DIRECTIVE:
Give all the lines below again, exactly, with no pictures.

DATA BLOCK:
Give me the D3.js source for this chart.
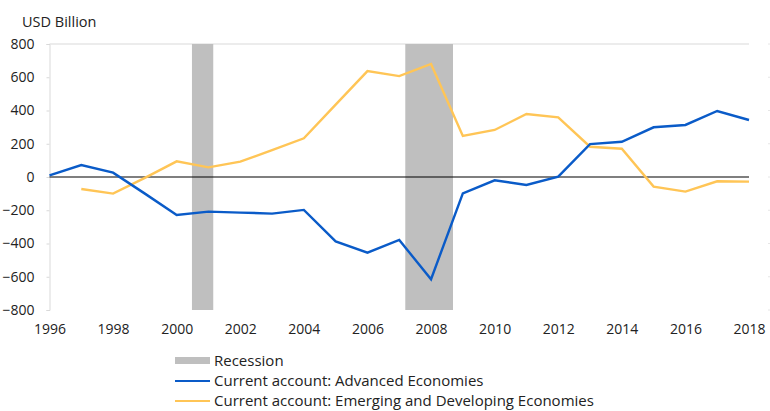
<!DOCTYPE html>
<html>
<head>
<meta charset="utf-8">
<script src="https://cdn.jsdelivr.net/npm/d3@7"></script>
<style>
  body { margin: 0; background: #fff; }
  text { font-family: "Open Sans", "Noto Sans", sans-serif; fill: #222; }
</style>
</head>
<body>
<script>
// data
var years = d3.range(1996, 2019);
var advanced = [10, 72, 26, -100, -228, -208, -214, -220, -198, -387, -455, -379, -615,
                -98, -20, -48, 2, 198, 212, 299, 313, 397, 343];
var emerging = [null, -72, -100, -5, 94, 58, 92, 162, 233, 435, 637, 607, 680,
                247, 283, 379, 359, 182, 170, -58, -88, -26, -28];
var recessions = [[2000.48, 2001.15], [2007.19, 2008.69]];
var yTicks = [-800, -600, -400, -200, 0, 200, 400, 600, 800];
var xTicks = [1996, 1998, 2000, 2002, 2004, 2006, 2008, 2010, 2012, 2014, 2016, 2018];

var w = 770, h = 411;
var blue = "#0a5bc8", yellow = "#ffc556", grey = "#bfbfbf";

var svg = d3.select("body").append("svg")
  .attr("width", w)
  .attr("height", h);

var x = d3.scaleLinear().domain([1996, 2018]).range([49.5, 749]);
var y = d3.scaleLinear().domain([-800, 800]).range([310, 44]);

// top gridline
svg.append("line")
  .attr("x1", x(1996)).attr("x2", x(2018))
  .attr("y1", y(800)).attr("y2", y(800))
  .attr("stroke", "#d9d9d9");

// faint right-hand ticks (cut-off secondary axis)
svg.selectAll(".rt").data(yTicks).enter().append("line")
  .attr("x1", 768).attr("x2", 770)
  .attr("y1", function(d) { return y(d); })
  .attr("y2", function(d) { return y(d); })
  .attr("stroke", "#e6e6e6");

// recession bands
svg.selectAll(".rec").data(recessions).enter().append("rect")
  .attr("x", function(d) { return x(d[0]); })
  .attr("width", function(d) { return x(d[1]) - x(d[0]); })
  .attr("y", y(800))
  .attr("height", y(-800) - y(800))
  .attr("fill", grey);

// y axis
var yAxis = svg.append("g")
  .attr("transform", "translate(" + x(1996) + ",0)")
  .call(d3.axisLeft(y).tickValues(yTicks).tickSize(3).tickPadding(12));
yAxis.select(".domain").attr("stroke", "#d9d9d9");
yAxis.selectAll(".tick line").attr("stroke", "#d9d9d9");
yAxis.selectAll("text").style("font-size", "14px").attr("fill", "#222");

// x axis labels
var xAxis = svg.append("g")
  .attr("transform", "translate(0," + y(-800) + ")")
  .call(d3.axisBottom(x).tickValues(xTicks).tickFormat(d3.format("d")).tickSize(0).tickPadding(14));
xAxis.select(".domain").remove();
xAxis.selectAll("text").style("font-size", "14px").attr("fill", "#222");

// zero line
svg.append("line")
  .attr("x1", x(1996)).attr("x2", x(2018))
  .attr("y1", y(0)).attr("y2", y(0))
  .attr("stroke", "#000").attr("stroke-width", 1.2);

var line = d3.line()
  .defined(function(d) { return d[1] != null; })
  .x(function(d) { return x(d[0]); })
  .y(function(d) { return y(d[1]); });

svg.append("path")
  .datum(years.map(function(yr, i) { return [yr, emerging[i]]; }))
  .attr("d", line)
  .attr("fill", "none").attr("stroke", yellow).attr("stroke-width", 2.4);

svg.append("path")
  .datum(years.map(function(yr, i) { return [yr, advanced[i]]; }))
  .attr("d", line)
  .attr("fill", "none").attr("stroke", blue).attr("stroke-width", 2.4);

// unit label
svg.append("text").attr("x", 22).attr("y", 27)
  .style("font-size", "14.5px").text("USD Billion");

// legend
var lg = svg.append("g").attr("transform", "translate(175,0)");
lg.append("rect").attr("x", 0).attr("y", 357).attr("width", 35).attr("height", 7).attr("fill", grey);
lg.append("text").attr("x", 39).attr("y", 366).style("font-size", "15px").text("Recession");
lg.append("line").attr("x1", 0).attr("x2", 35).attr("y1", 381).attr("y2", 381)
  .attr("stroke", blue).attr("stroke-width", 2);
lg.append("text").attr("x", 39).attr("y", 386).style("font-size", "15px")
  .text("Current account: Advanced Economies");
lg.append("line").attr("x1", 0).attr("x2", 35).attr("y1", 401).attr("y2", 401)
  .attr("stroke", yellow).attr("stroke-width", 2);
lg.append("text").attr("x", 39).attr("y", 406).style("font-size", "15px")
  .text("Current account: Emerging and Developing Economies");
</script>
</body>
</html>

FINAL ANSWER:
Give me the D3.js source for this chart.
<!DOCTYPE html>
<html>
<head>
<meta charset="utf-8">
<script src="https://cdn.jsdelivr.net/npm/d3@7"></script>
<style>
  body { margin: 0; background: #fff; }
  text { font-family: "Open Sans", "Noto Sans", sans-serif; fill: #222; }
</style>
</head>
<body>
<script>
// data
var years = d3.range(1996, 2019);
var advanced = [10, 72, 26, -100, -228, -208, -214, -220, -198, -387, -455, -379, -615,
                -98, -20, -48, 2, 198, 212, 299, 313, 397, 343];
var emerging = [null, -72, -100, -5, 94, 58, 92, 162, 233, 435, 637, 607, 680,
                247, 283, 379, 359, 182, 170, -58, -88, -26, -28];
var recessions = [[2000.48, 2001.15], [2007.19, 2008.69]];
var yTicks = [-800, -600, -400, -200, 0, 200, 400, 600, 800];
var xTicks = [1996, 1998, 2000, 2002, 2004, 2006, 2008, 2010, 2012, 2014, 2016, 2018];

var w = 770, h = 411;
var blue = "#0a5bc8", yellow = "#ffc556", grey = "#bfbfbf";

var svg = d3.select("body").append("svg")
  .attr("width", w)
  .attr("height", h);

var x = d3.scaleLinear().domain([1996, 2018]).range([49.5, 749]);
var y = d3.scaleLinear().domain([-800, 800]).range([310, 44]);

// top gridline
svg.append("line")
  .attr("x1", x(1996)).attr("x2", x(2018))
  .attr("y1", y(800)).attr("y2", y(800))
  .attr("stroke", "#d9d9d9");

// faint right-hand ticks (cut-off secondary axis)
svg.selectAll(".rt").data(yTicks).enter().append("line")
  .attr("x1", 768).attr("x2", 770)
  .attr("y1", function(d) { return y(d); })
  .attr("y2", function(d) { return y(d); })
  .attr("stroke", "#e6e6e6");

// recession bands
svg.selectAll(".rec").data(recessions).enter().append("rect")
  .attr("x", function(d) { return x(d[0]); })
  .attr("width", function(d) { return x(d[1]) - x(d[0]); })
  .attr("y", y(800))
  .attr("height", y(-800) - y(800))
  .attr("fill", grey);

// y axis
var yAxis = svg.append("g")
  .attr("transform", "translate(" + x(1996) + ",0)")
  .call(d3.axisLeft(y).tickValues(yTicks).tickSize(3).tickPadding(12));
yAxis.select(".domain").attr("stroke", "#d9d9d9");
yAxis.selectAll(".tick line").attr("stroke", "#d9d9d9");
yAxis.selectAll("text").style("font-size", "14px").attr("fill", "#222");

// x axis labels
var xAxis = svg.append("g")
  .attr("transform", "translate(0," + y(-800) + ")")
  .call(d3.axisBottom(x).tickValues(xTicks).tickFormat(d3.format("d")).tickSize(0).tickPadding(14));
xAxis.select(".domain").remove();
xAxis.selectAll("text").style("font-size", "14px").attr("fill", "#222");

// zero line
svg.append("line")
  .attr("x1", x(1996)).attr("x2", x(2018))
  .attr("y1", y(0)).attr("y2", y(0))
  .attr("stroke", "#000").attr("stroke-width", 1.2);

var line = d3.line()
  .defined(function(d) { return d[1] != null; })
  .x(function(d) { return x(d[0]); })
  .y(function(d) { return y(d[1]); });

svg.append("path")
  .datum(years.map(function(yr, i) { return [yr, emerging[i]]; }))
  .attr("d", line)
  .attr("fill", "none").attr("stroke", yellow).attr("stroke-width", 2.4);

svg.append("path")
  .datum(years.map(function(yr, i) { return [yr, advanced[i]]; }))
  .attr("d", line)
  .attr("fill", "none").attr("stroke", blue).attr("stroke-width", 2.4);

// unit label
svg.append("text").attr("x", 22).attr("y", 27)
  .style("font-size", "14.5px").text("USD Billion");

// legend
var lg = svg.append("g").attr("transform", "translate(175,0)");
lg.append("rect").attr("x", 0).attr("y", 357).attr("width", 35).attr("height", 7).attr("fill", grey);
lg.append("text").attr("x", 39).attr("y", 366).style("font-size", "15px").text("Recession");
lg.append("line").attr("x1", 0).attr("x2", 35).attr("y1", 381).attr("y2", 381)
  .attr("stroke", blue).attr("stroke-width", 2);
lg.append("text").attr("x", 39).attr("y", 386).style("font-size", "15px")
  .text("Current account: Advanced Economies");
lg.append("line").attr("x1", 0).attr("x2", 35).attr("y1", 401).attr("y2", 401)
  .attr("stroke", yellow).attr("stroke-width", 2);
lg.append("text").attr("x", 39).attr("y", 406).style("font-size", "15px")
  .text("Current account: Emerging and Developing Economies");
</script>
</body>
</html>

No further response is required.